Saturday, October 19, 2019

Love, Pride, Virtue, Fate by Bharat Krishnan– Book Review

Book: Love, Pride, Virtue, Fate
Author: Bharat Krishnan
Genre: Mythology, middle grade, children's
Number of pages: 72 pages
Publication date: 8 October 2019

Love, Pride, Virtue, Fate by Bharat Krishnan is a collection of 25 short stories on Hindu mythology, covering topics like karma, dharma, kama, and more. The book also includes several artworks that give some visual to the tales.

Growing up, Krishnan fell in love with Hindu mythology, but when he went to research, he discovered that there were no texts on the rich Hindu mythology, at least none that were "targeted towards kids my age then." Hence, Love, Pride, Virtue, Fate became a project that was born on 8 October 2019.

In the intro, Krishnan explains the reason he wrote Love, Pride, Virtue, Fate, saying: "I wrote this book because I wanted my loved ones to hear about Rama and Krishna and Saraswati as they also learned of Thor and Hercules, of Horus and Ra, of Noah and Moses."

After every tale, Krishnan highlights why he added that particular story. In some pieces, Krishnan makes comparisons with other mythology, Greek, Egyptian, along with Christian references.

An important point to remember about Love, Pride, Virtue, Fate is that "In Hindu mythology, time and again, we find that good and evil are meaningless words. It is the actions that go behind those words that matter."  I struggled with this a bit as I read, feeling that good should conquer evil but as you read, you will notice that some characters can be good or evil, depending on the story and situation.

The book opens with "The Egg Came First," the story of how the Hindu gods were created. As you move along the book, you'll notice more bits on creation. The Brahman, the supreme being of infinity, had 10 children, including Vishnu, the Preserver, who appears in many of the stories in various forms. From the Brahman's thighs, demons were created and later we see a witch as well.

Love, Pride, Virtue, Fate on my Kindle.

In Hindu mythology, and as Krishnan puts it, "balance is key…and what seems right in one instance may not be so in other cases."

I loved the story of "The Elephant God" as I have often been curious about Ganesha. I liked how several of the story titles had literary references, like "The Lady of the Lake," which is reminiscent of King Arthur's Camelot and "The Lion King."

The story titled "Ganesha's Hubris" is a five-star piece.
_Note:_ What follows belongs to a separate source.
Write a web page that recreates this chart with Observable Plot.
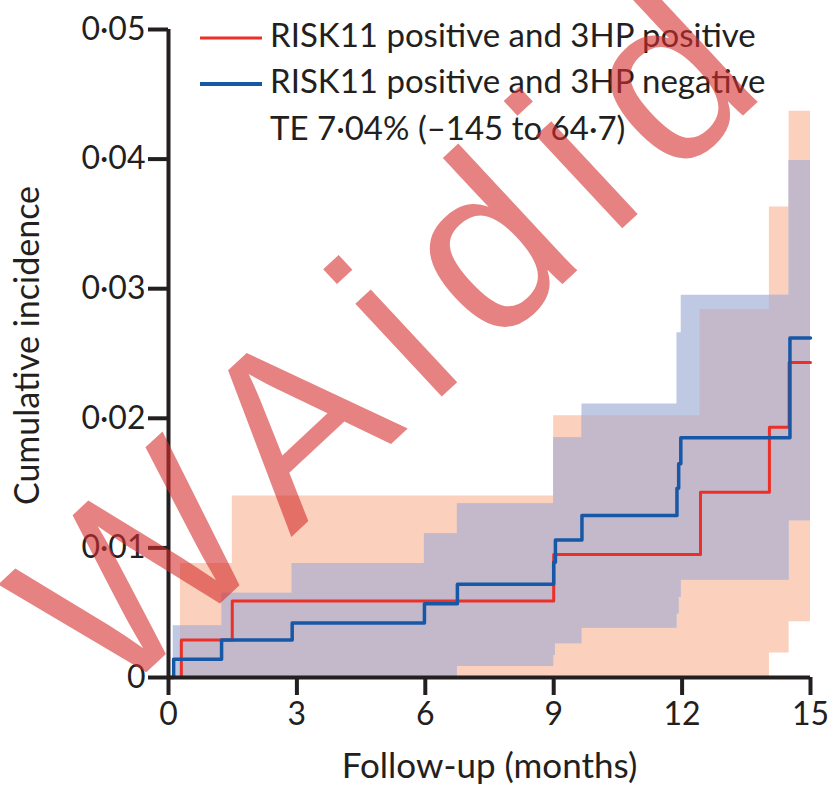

I felt like it was a kind of fable and therefore highly recommend it.

"A princess once prayed to the sun that she would have a boy, but she did not consider the truism that sometimes not getting what you want is a marvelous stroke of luck…" This is how one story opens. It's a powerful tale that had me wondering who's side I was on and why I couldn't sympathize with the mother in this story, Kundi.

The longest story carries the name of the collection "Love, Pride, Virtue, Fate" and is a remarkable piece. however, it's considerably bloody and violent compared to the rest of the stories.

I liked "Fish Justice" which is reminiscent of Noah's Ark and introduces the concept of Dharma in the Hindu way of life. "Dharma serves as the basis for law, the notion that people have a duty towards one another to fill societal roles that transcend self-interest," Krishnan explains. I wish this would be something cultures can recognize because it would make life more peaceful.

In the story "The Lion King" one particular speech reminded me of Macbeth and the punned words of the three witches.

I would have liked an explanation of the "boons" that people in the stories ask the gods for because there were several instances where people requested them and the gods gave them readily. It seems to be a concept in Hindu mythology.

One of the things I liked about Love, Pride, Virtue, Fate was the use of Indian and Hindu words. They are often followed by the English meaning between brackets, but it gave an exciting feel to the stories.

Remember, it's better to read the stories in Love, Pride, Virtue, Fate in the order in which they were included in the book. You might be able to change the order after the first 5 or 6 stories, but as a reader, I recommend you maintain the order.

Unlike previous short story collections, I don't feel like I can rate each of these separately. That said, I found Love, Pride, Virtue, Fate by Bharat Krishnan to be an interesting introduction to and telling of Hindu mythology. Some stories were more exciting than others, some ideas were a bit confusing. But overall, I enjoyed the book and highly recommend it.

Overall rating: 4 stars

Connect with Bharat Krishnan via Twitter and Facebook.

Note: I received a free digital Advanced Reader's Copy (ARC) of Love, Pride, Virtue, Fate from its author Bharat Krishnan in exchange for an honest review. This did not in any way affect my review.

Note 2: This book review comes a little later than I had intended.